Quando Catarina assomou à porta do quarto, onde seu marido de há muito sofria as torturas de mal incurável, sentiu passar por si alguma coisa estranha, uma espécie de gélida aragem. Como tudo estivesse fechado, sem possibilidade alguma de corrente de ar, Catarina procurou atinar com o que fosse aquilo, posto que o fenômeno fora intenso. Não encontrando explicação nas leis físicas, embrenhou a mente nas suposições espirituais, concluindo pela morte do esposo, clamando em brados alarmantes, acordando sua mãe e os dois filhinhos, que, assustados, vieram ter a ela.
Eu, seu filho mais velho, contando então dezesseis anos, acordado que estava e na cozinha, tomando a primeira refeição, a fim de rumar ao trabalho, acorri aos apelos, encontrando-a debruçada sobre meu pai, que de fato estava morto.
Seguiram-se os trâmites ordinários. Afinal, depois de todos os choques e entrechoques da opinião humana, as leis fundamentais cumprem os desígnios do Supremo Autor, endereçando as criaturas aos devidos fins. Diz velho refrão que Aquele que mais sabe mais calado fica.
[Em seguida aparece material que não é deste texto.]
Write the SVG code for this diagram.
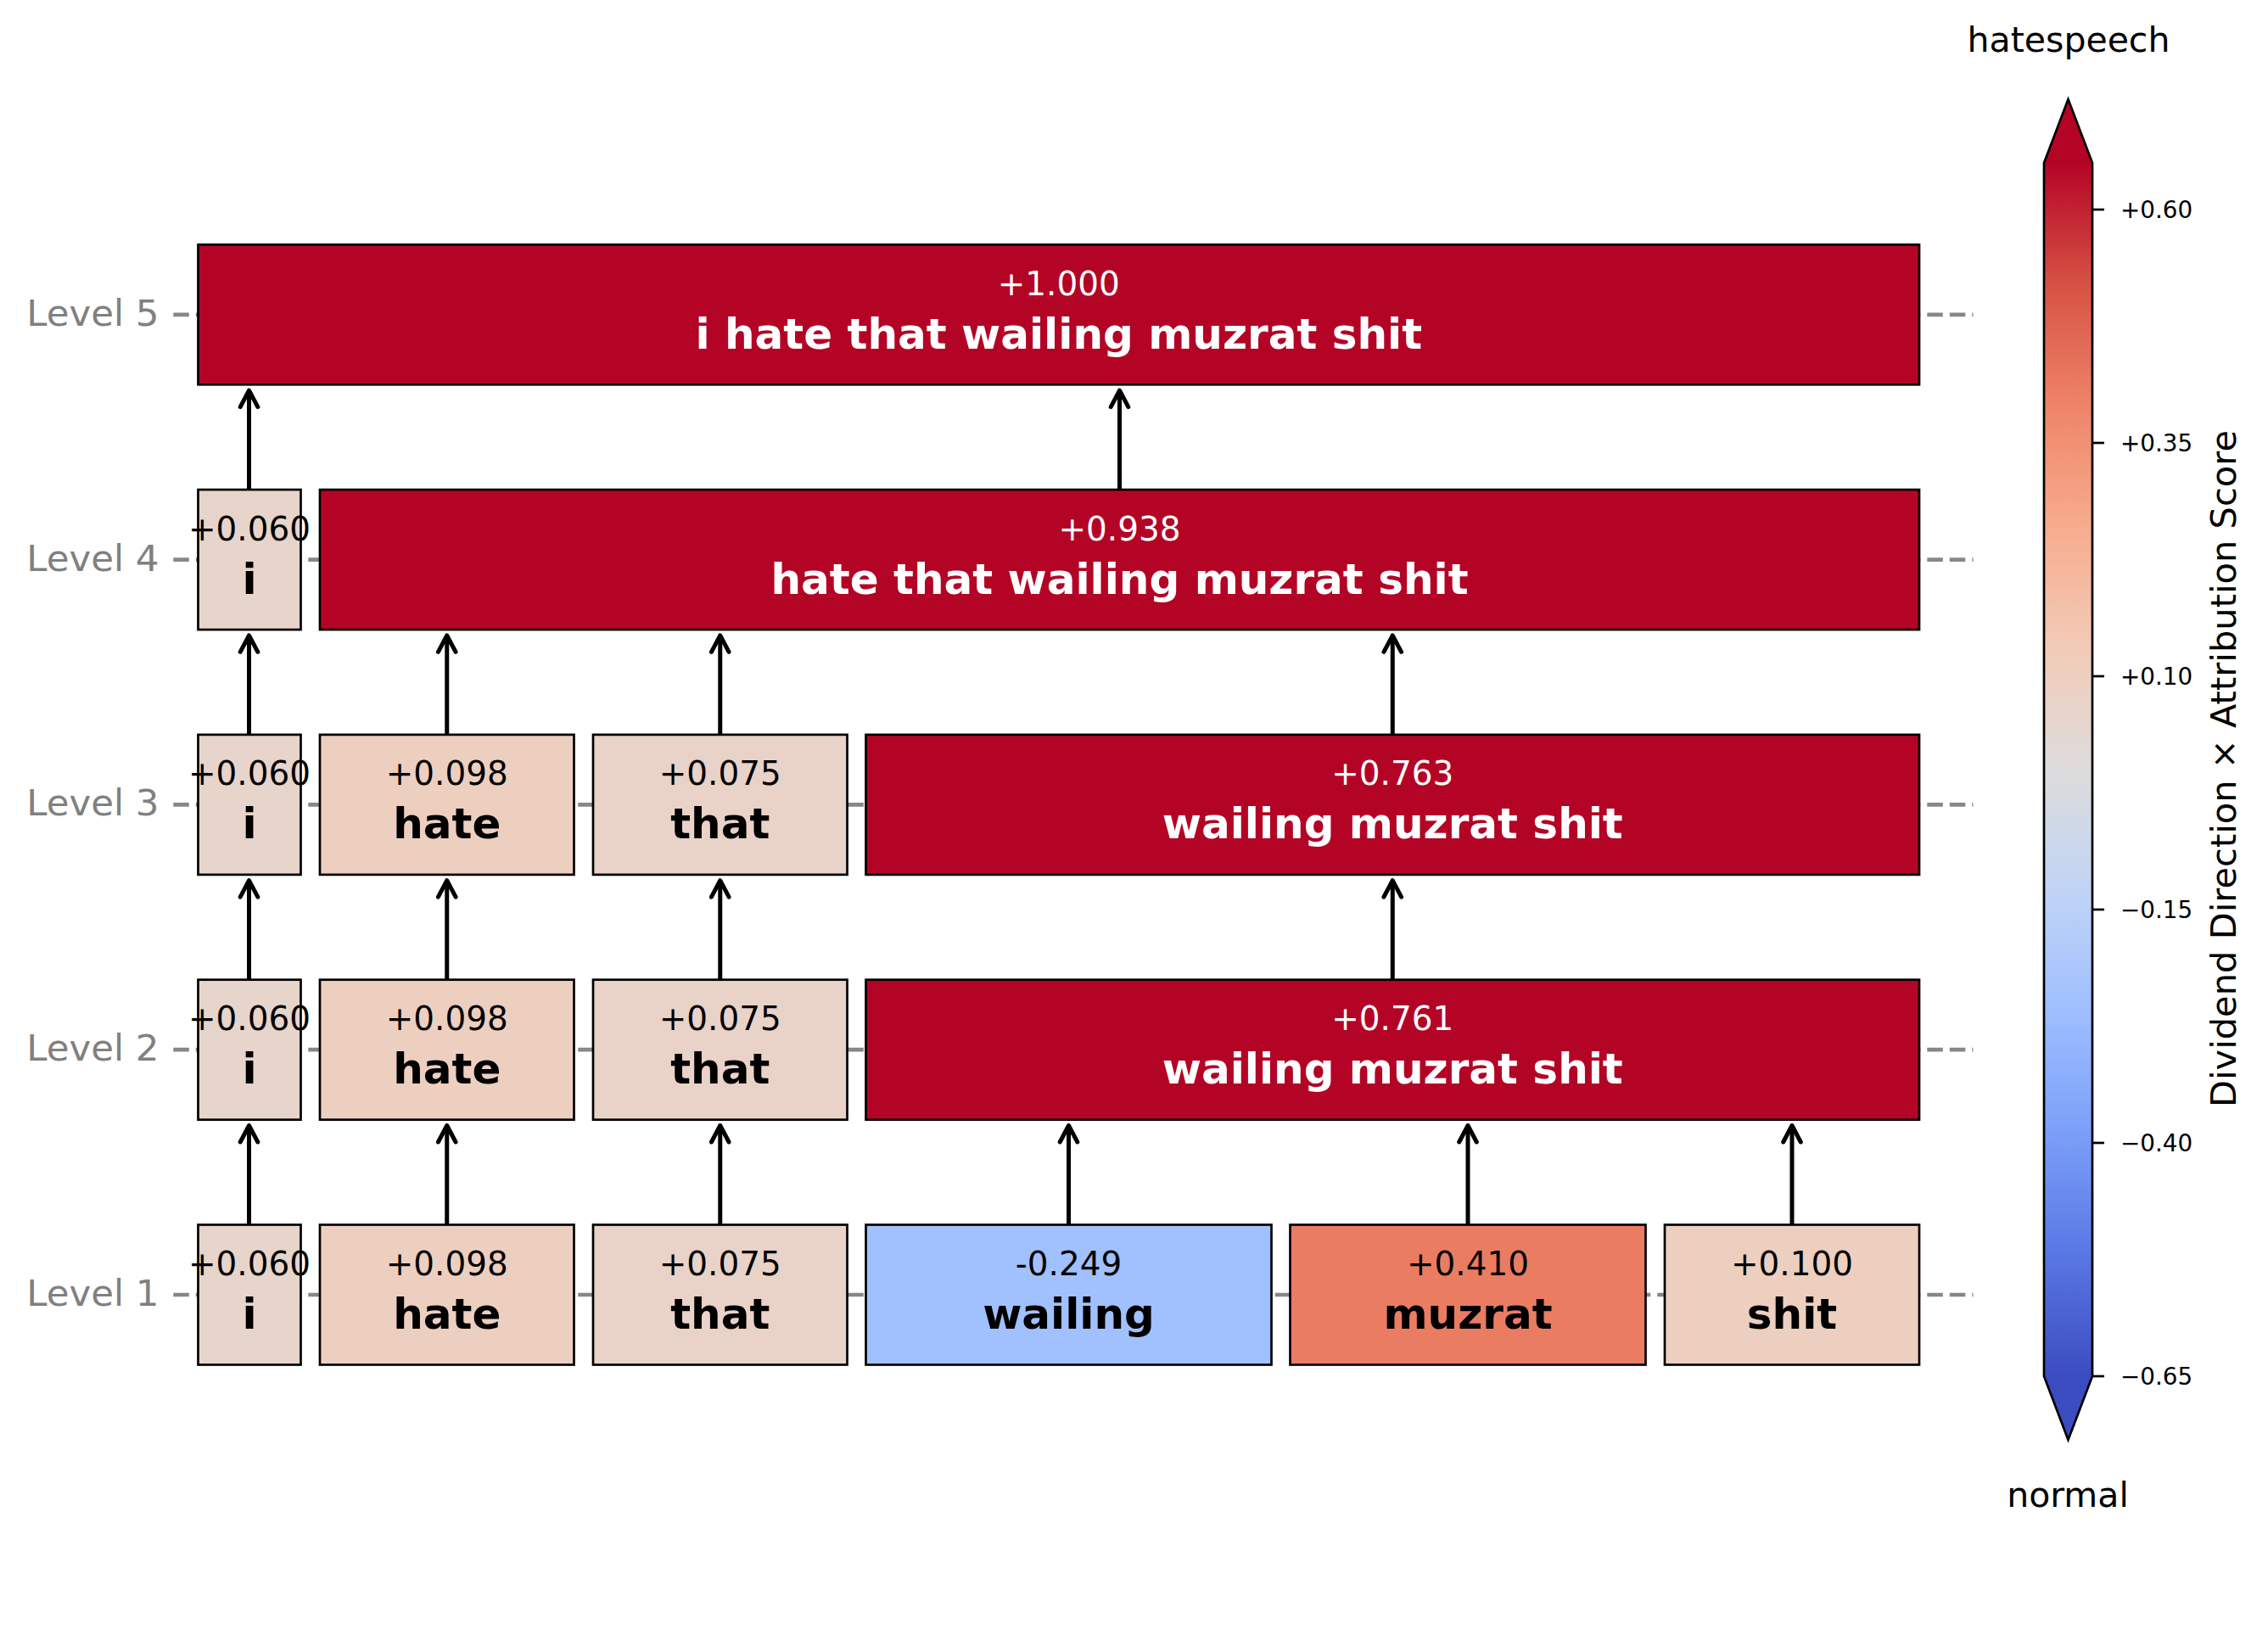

Realmente, enquanto as criaturas berram conceitos e preconceitos, empinando concepções e mais concepções, entre si as mais contraditórias e paradoxais, a Soberana Vontade executa Seus programas, através de leis básicas, sem ruído, sem alardes nem empavonamentos.
Meu pai sofria havia muitos anos; com isso gastamos tudo quanto fora possível, acumulando ainda algumas dívidas. A medicina havia dito, pela experiência de criteriosos esculápios, não haver recurso para o mal. Quanto ao credo por todos esposado, o Catolicismo, ele nada dissera, nem teria o que dizer, mudo e surdo, cego e materialista como era e como continua a ser. A única pessoa inquirida por minha mãe, e que lhe dissera estar tudo perdido, fora uma senhora benzedeira, muito acatada pelo povo, mas bastante atacada pelo pároco, que a tinha em conta de feiticeira.
Após a tempestade, a cruenta movimentação telúrica, tinha de vir a bonança; e a bonança veio, lenta e segura, até que terminamos por achar bem feita, a obra de Deus. Comparando as torturas e os inúteis esforços de antanho, com as pazes feitas junto às noites bem dormidas e os dias de paz e trabalho, concordamos com a Sabedoria Suprema. Foram quatro anos e meio de rotina pacífica, apenas curtindo saudades imensas, lanços de pranto, porque meu pai fora um homem bom, humanamente bom.
O exemplo que dera, durante a enfermidade, infundira profundo respeito; sua paciência parecia não ter limites! Quando alguém lhe exaltava a condição de sujeição ao mal, ele invariavelmente respondia:
– Tenho certeza de que a alma é imortal; portanto, além dos critérios humanos, acima dos recursos da medicina, pairam os desígnios de Deus. Se a morte for total, terei ganho a vantagem do homem decente, daquele que não escandaliza nem mesmo o sofrimento. E se a morte for aparente, continuando a viver o espírito, então receberei de Deus a recompensa de filho obediente. Além destas cogitações, é necessário lembrar que podem existir outros motivos para a vida e suas conseqüências, motivos que eu por ora desconheço, porém motivos que não serão ignorados por Deus. Por tudo isso, basta-me ser paciente, aguardando pelo que vier, quando e como Deus o queira.